* [Requirement] Provide the number of lines where the word "matplotlib" occurs, and no other text.

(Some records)
________________________________________

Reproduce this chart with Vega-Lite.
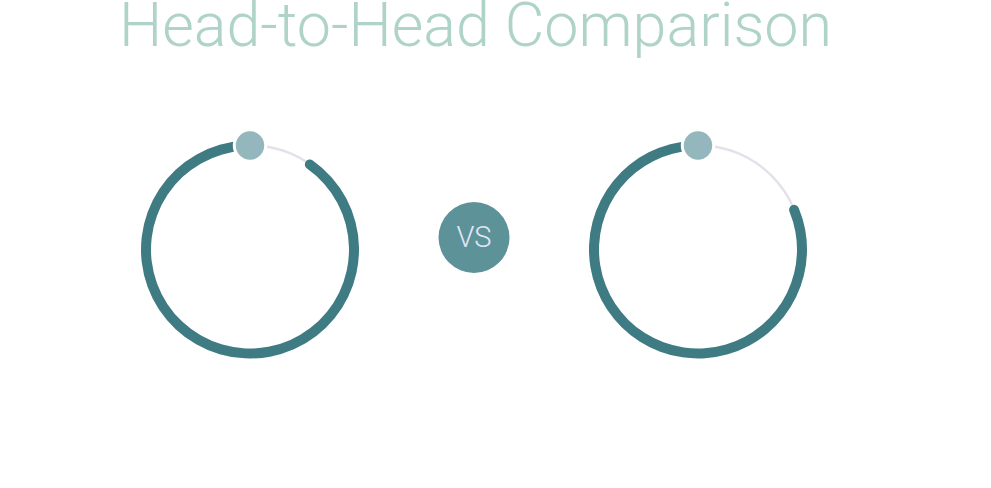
{
  "$schema": "https://vega.github.io/schema/vega-lite/v6.json",
  "width": 991,
  "height": 488,
  "autosize": "none",
  "padding": 0,
  "background": "white",
  "title": {
    "text": "Head-to-Head Comparison",
    "orient": "top",
    "anchor": "start",
    "frame": "group",
    "offset": 0,
    "dx": 119,
    "dy": 107,
    "baseline": "alphabetic",
    "font": "Roboto",
    "fontWeight": 300,
    "fontSize": 61,
    "color": "#b0d3c9"
  },
  "config": {"view": {"stroke": null}},
  "data": {
    "values": [
      {"side": "Left", "kind": "ring", "value": 0.91},
      {"side": "VS", "kind": "badge", "label": "VS"},
      {"side": "Right", "kind": "ring", "value": 0.82}
    ]
  },
  "encoding": {
    "x": {"field": "side", "type": "nominal", "scale": {"type": "point", "domain": ["Left", "VS", "Right"], "range": [250, 698], "padding": 0}, "axis": null},
    "y": {"field": "kind", "type": "nominal", "scale": {"type": "point", "domain": ["badge", "ring"], "range": [237.5, 249.5], "padding": 0}, "axis": null}
  },
  "layer": [
    {
      "transform": [{"filter": "datum.kind === 'ring'"}],
      "mark": {"type": "arc", "innerRadius": 103, "outerRadius": 105.5, "color": "#e3e2ea"},
      "encoding": {
        "theta": {"datum": 0, "type": "quantitative", "scale": {"domain": [0, 1], "range": [0, 6.2832]}},
        "theta2": {"datum": 1}
      }
    },
    {
      "transform": [{"filter": "datum.kind === 'ring'"}],
      "mark": {"type": "arc", "innerRadius": 99, "outerRadius": 109, "cornerRadius": 5, "color": "#3e7b83"},
      "encoding": {
        "theta": {"field": "value", "type": "quantitative", "scale": {"domain": [0, 1], "range": [0, 6.2832], "reverse": true}},
        "theta2": {"datum": 0}
      }
    },
    {
      "transform": [{"filter": "datum.kind === 'ring'"}],
      "mark": {"type": "point", "shape": "circle", "filled": true, "size": 990, "yOffset": -104, "color": "#93b7bc", "stroke": "white", "strokeWidth": 3, "opacity": 1}
    },
    {
      "transform": [{"filter": "datum.kind === 'badge'"}],
      "mark": {"type": "point", "shape": "circle", "filled": true, "size": 5041, "color": "#5d9299", "opacity": 1}
    },
    {
      "transform": [{"filter": "datum.kind === 'badge'"}],
      "mark": {"type": "text", "font": "Roboto", "fontWeight": 300, "fontSize": 29, "color": "#e0e6f7", "align": "center", "baseline": "middle"},
      "encoding": {"text": {"field": "label"}}
    }
  ]
}
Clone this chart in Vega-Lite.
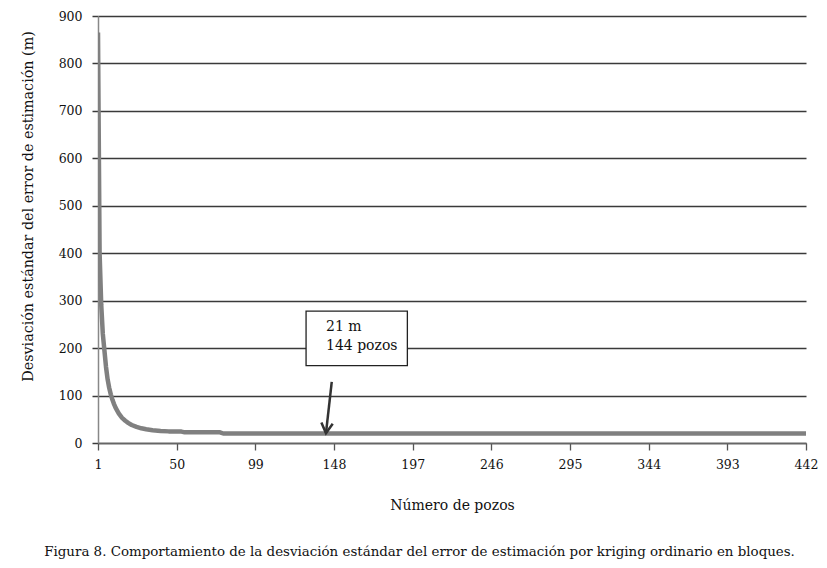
{
  "$schema": "https://vega.github.io/schema/vega-lite/v6.json",
  "width": 708,
  "height": 427,
  "autosize": {"type": "none"},
  "padding": {"left": 98, "top": 16, "right": 21, "bottom": 125},
  "background": "white",
  "config": {
    "view": {"stroke": null},
    "font": "DejaVu Serif",
    "axis": {"labelFont": "DejaVu Serif", "titleFont": "DejaVu Serif", "labelColor": "#111", "titleColor": "#111", "titleFontWeight": "normal"},
    "axisX": {
      "titleFontSize": 14, "titlePadding": 28,
      "labelFontSize": 12.5, "labelPadding": 8, "labelFlush": false,
      "grid": false, "domainColor": "#666", "domainWidth": 1.5,
      "tickColor": "#555", "tickSize": 7, "tickWidth": 1.3
    },
    "axisY": {
      "titleFontSize": 14.3, "titlePadding": 23, "titleY": 190,
      "labelFontSize": 12.5, "labelPadding": 10,
      "grid": true, "gridColor": "#3a3a3a", "gridWidth": 1.5, "gridOpacity": 1,
      "domainColor": "#888", "domainWidth": 1.5,
      "tickColor": "#3a3a3a", "tickSize": 6, "tickWidth": 1.5
    }
  },
  "title": {
    "text": "Figura 8. Comportamiento de la desviación estándar del error de estimación por kriging ordinario en bloques.",
    "orient": "bottom",
    "anchor": "middle",
    "frame": "bounds",
    "font": "DejaVu Serif",
    "fontSize": 13.4,
    "fontWeight": "normal",
    "color": "#111",
    "offset": 32
  },
  "layer": [
    {
      "data": {"values": [
        {"n": 1, "v": 865}, {"n": 2, "v": 400}, {"n": 3, "v": 292}, {"n": 4, "v": 230},
        {"n": 5, "v": 195}, {"n": 6, "v": 160}, {"n": 7, "v": 134}, {"n": 8, "v": 116},
        {"n": 9, "v": 102}, {"n": 10, "v": 91}, {"n": 11, "v": 82}, {"n": 12, "v": 74},
        {"n": 14, "v": 62}, {"n": 16, "v": 53}, {"n": 18, "v": 47}, {"n": 20, "v": 42},
        {"n": 22, "v": 38}, {"n": 25, "v": 34}, {"n": 28, "v": 31}, {"n": 31, "v": 29},
        {"n": 35, "v": 27}, {"n": 40, "v": 25.5}, {"n": 45, "v": 24.5}, {"n": 53, "v": 24},
        {"n": 55, "v": 22.5}, {"n": 77, "v": 22.5}, {"n": 79, "v": 20}, {"n": 442, "v": 20}
      ]},
      "mark": {"type": "line", "color": "#808080", "strokeWidth": 4.5, "strokeJoin": "round", "clip": true},
      "encoding": {
        "x": {
          "field": "n", "type": "quantitative", "title": "Número de pozos",
          "scale": {"domain": [1, 442], "nice": false, "zero": false},
          "axis": {"values": [1, 50, 99, 148, 197, 246, 295, 344, 393, 442]}
        },
        "y": {
          "field": "v", "type": "quantitative", "title": "Desviación estándar del error de estimación (m)",
          "scale": {"domain": [0, 900], "nice": false},
          "axis": {"values": [0, 100, 200, 300, 400, 500, 600, 700, 800, 900]}
        }
      }
    },
    {
      "data": {"values": [{"x1": 130.6, "x2": 193.7, "y1": 163, "y2": 278}]},
      "mark": {"type": "rect", "fill": "white", "stroke": "#222", "strokeWidth": 1.3},
      "encoding": {
        "x": {"field": "x1", "type": "quantitative", "title": "Número de pozos"},
        "x2": {"field": "x2"},
        "y": {"field": "y1", "type": "quantitative", "title": "Desviación estándar del error de estimación (m)"},
        "y2": {"field": "y2"}
      }
    },
    {
      "data": {"values": [{"x": 143, "y": 245, "t": "21 m"}, {"x": 143, "y": 205, "t": "144 pozos"}]},
      "mark": {"type": "text", "align": "left", "baseline": "middle", "fontSize": 14, "color": "#111", "font": "DejaVu Serif"},
      "encoding": {
        "x": {"field": "x", "type": "quantitative", "title": "Número de pozos"},
        "y": {"field": "y", "type": "quantitative", "title": "Desviación estándar del error de estimación (m)"},
        "text": {"field": "t"}
      }
    },
    {
      "data": {"values": [{"x": 146.6, "y": 129, "x2": 143, "y2": 21}]},
      "mark": {"type": "rule", "color": "#333", "strokeWidth": 2.5},
      "encoding": {
        "x": {"field": "x", "type": "quantitative", "title": "Número de pozos"},
        "y": {"field": "y", "type": "quantitative", "title": "Desviación estándar del error de estimación (m)"},
        "x2": {"field": "x2"},
        "y2": {"field": "y2"}
      }
    },
    {
      "data": {"values": [{"x": 143, "y": 20.5}]},
      "mark": {"type": "point", "shape": "M -1 -1.8 L 0 0 L 1 -1.8", "size": 130, "filled": false, "stroke": "#333", "strokeWidth": 2.5, "opacity": 1, "angle": 6},
      "encoding": {
        "x": {"field": "x", "type": "quantitative", "title": "Número de pozos"},
        "y": {"field": "y", "type": "quantitative", "title": "Desviación estándar del error de estimación (m)"}
      }
    }
  ]
}
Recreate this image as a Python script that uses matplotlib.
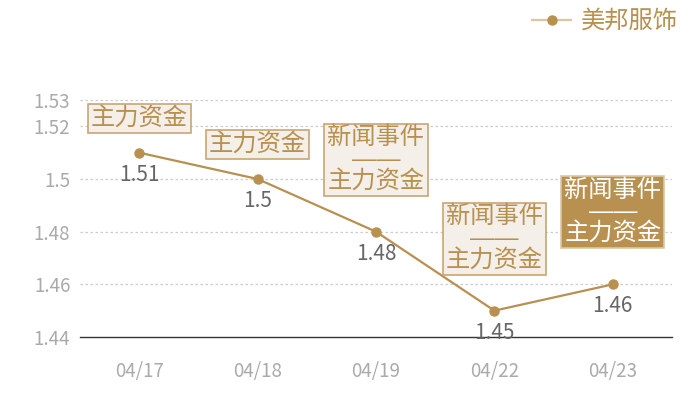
import matplotlib.pyplot as plt
from matplotlib.lines import Line2D

plt.rcParams['font.family'] = ['Noto Sans CJK SC', 'DejaVu Sans']

# data
dates = ['04/17', '04/18', '04/19', '04/22', '04/23']
prices = [1.51, 1.5, 1.48, 1.45, 1.46]
price_text = ['1.51', '1.5', '1.48', '1.45', '1.46']
events = ['主力资金', '主力资金', '新闻事件\n——\n主力资金', '新闻事件\n——\n主力资金', '新闻事件\n——\n主力资金']
yticks = [1.44, 1.46, 1.48, 1.5, 1.52, 1.53]
series_name = '美邦服饰'

gold = '#b8904f'
light_gold = '#dcc7a3'
box_face = '#f4efe9'
box_edge = '#c9a571'

fig = plt.figure(figsize=(7, 4), dpi=100)
ax = fig.add_axes([80/700, 63/400, 592/700, 237/400])

x = list(range(len(dates)))
ax.plot(x, prices, color=gold, lw=1.6, marker='o', ms=6.5, zorder=3)

ax.set_xlim(-0.5, len(dates) - 0.5)
ax.set_ylim(1.44, 1.53)
ax.set_yticks(yticks)
ax.set_yticklabels([f'{v:g}' for v in yticks])
ax.set_xticks(x)
ax.set_xticklabels(dates)
ax.tick_params(axis='both', length=0, labelsize=13.5, labelcolor='#aaaaaa')
ax.tick_params(axis='x', pad=17)
ax.tick_params(axis='y', pad=7)

for v in yticks[1:]:
    ax.axhline(v, color='#cccccc', lw=0.9, ls=(0, (2, 2)), zorder=1)

for s in ['left', 'right', 'top']:
    ax.spines[s].set_visible(False)
ax.spines['bottom'].set_color('#333333')
ax.spines['bottom'].set_linewidth(1.0)

for i, (p, t, ev) in enumerate(zip(prices, price_text, events)):
    ax.annotate(t, (i, p), xytext=(0, -22), textcoords='offset pixels',
                ha='center', va='center', fontsize=15, color='#666666')
    multi = '\n' in ev
    last = i == len(events) - 1
    # Liberation Sans first so the dash is a full-width, joined rule
    ax.annotate(ev, (i, p), xytext=(0, 72 if multi else 34.5), textcoords='offset pixels',
                ha='center', va='center', fontsize=17.5, linespacing=0.95,
                family=['Liberation Sans', 'Noto Sans CJK SC'],
                color='white' if last else gold,
                bbox=dict(boxstyle='square,pad=0.13',
                          fc=gold if last else box_face,
                          ec=light_gold if last else box_edge, lw=1.2),
                zorder=4)

handle = Line2D([], [], color=light_gold, lw=1.6, marker='o', ms=6.5,
                markerfacecolor=gold, markeredgecolor=gold)
fig.legend([handle], [series_name], loc='upper right', bbox_to_anchor=(0.986, 1.01),
           frameon=False, fontsize=17.5, labelcolor=gold, handlelength=1.6,
           handletextpad=0.4, borderaxespad=0.1)

fig.savefig('out.png', dpi=100)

________________________________________

* [The reply] 3